PORTLAND, Ore. – Portland Community College’s “Whiteness History Month” is highlighting the types of controversial conversations about race that are shaping America’s next generation of leaders.

The school is hosting more than 100 planned events centered on the system of white supremacist oppression that minorities, particularly black people, are forced to endure and the conscious and unconscious “white privilege” all whites enjoy.

In a video of one event posted to YouTube, PCC history and humanities professor James Harrison delivered a lecture titled “Imagine A World Without Whiteness” in which he invokes the words of John Lennon to explain why he equates peace with abolishing “whiteness.”

“Imagine all the people living life in peace. John Lennon penned these words in 1971, and my interpretation is that he’s talking about ‘Imagine everyone living together in peace.’ That would be not necessarily a perfect world, but a good world. And how do we get to that good world is the question – a world without conflict,” Harrison said.

“And to me, my interpretation of these words, is it would be a world, for the U.S., without whiteness, in terms of the power structure,” he continued.

Progressives Today posted videos of Harrison’s lecture as part of its continuing coverage of Whiteness History Month, along with commentary of the clips.

“He went on to say that even poor white people have privilege,” the news site reports. “And even though PCC officials have been stressing that these events have nothing to do with race, … Harrison goes on to start talking about racial demographics, and says ‘whiteness is on the retreat.’”

“A lot of people cannot imagine whiteness because they don’t know it, they don’t see it, it’s invisible. But it’s there all the time, so I would like to share with you a little of my thoughts about whiteness.

“It’s a social category for one, and a social category is a group of people who share common characteristics but they may never interact with each other. But they are a social category,” he continued.

“So … white people share a whole lot of things, even if they don’t interact. And one thing that they share is whiteness, or white privilege. … A poor white person might say ‘I don’t have any privileges.’ It’s because the privilege is invisible. The privilege is that when you go into a store, someone doesn’t follow you around, literally. I’ve been followed around in stores.

“Privilege is not when you are walking and when you are close to a white woman all of a sudden she clutches her purse because the thought is you are obviously going to steal,” he continued.

“Privilege – when you go into a car dealership the person who runs out doesn’t say ‘say, you want to buy a used car?’ when you are really looking for a brand new car. Privilege is having a very low death rate for babies. That’s privilege, but it’s an invisible privilege.”

Harrison then explained the hard evidence showing that “whiteness is on the retreat.”

“It is estimated by 2040 or 2050 there will not be a white majority in terms of population.

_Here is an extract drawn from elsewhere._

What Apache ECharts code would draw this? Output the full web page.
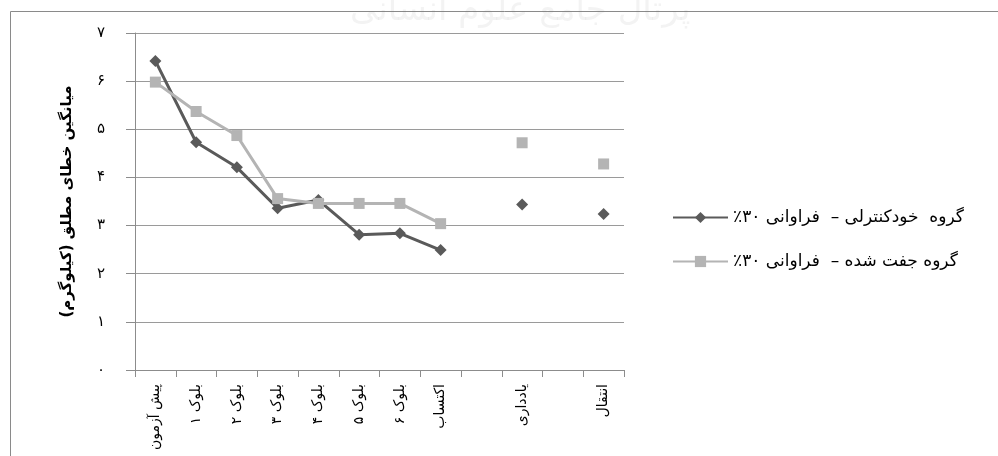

So in 2040 or 2050 … we will all be minorities in this country, and that’s frightening to some people,” he said.

The professor goes on to explain how capitalism perpetuates whiteness, and other important nuances like black people who act white, and the need to “dismantle whiteness” by taking personal action.

“It all revolves around individuals taking small steps to dismantle and demolish the whole concept” of whiteness, Harrison said. “You need to take the time to read more about whiteness, and what it does …”

Other Whiteness History Month events were held throughout the college and in local community centers, and included titles like “Stumptown: The Whitest City in America,” “White Privilege: Unpacking the Invisible Knapsack,” “Honorary Whites: The Impact of Whiteness on Asian American Identity Formation and Asian American Students in Higher Education,” “The Mindful White Accomplice: How Racial Programming Hijacks the Nervous System and What to Do About It,” “It’s Not My Fault: Whites and Racism,” and others.

“The college views this project as part of a larger national conversation around race and social justice on America’s college campuses,” PCC interim President Sylbia Kelley said in a statement to Oregon Live.

The program opened with the launch of a four week class to help “white anti-racist activists to deepen understanding of whiteness and privilege and build relationships, resilience and capacity” to better serve the Black Lives Matter movement, according to the news site.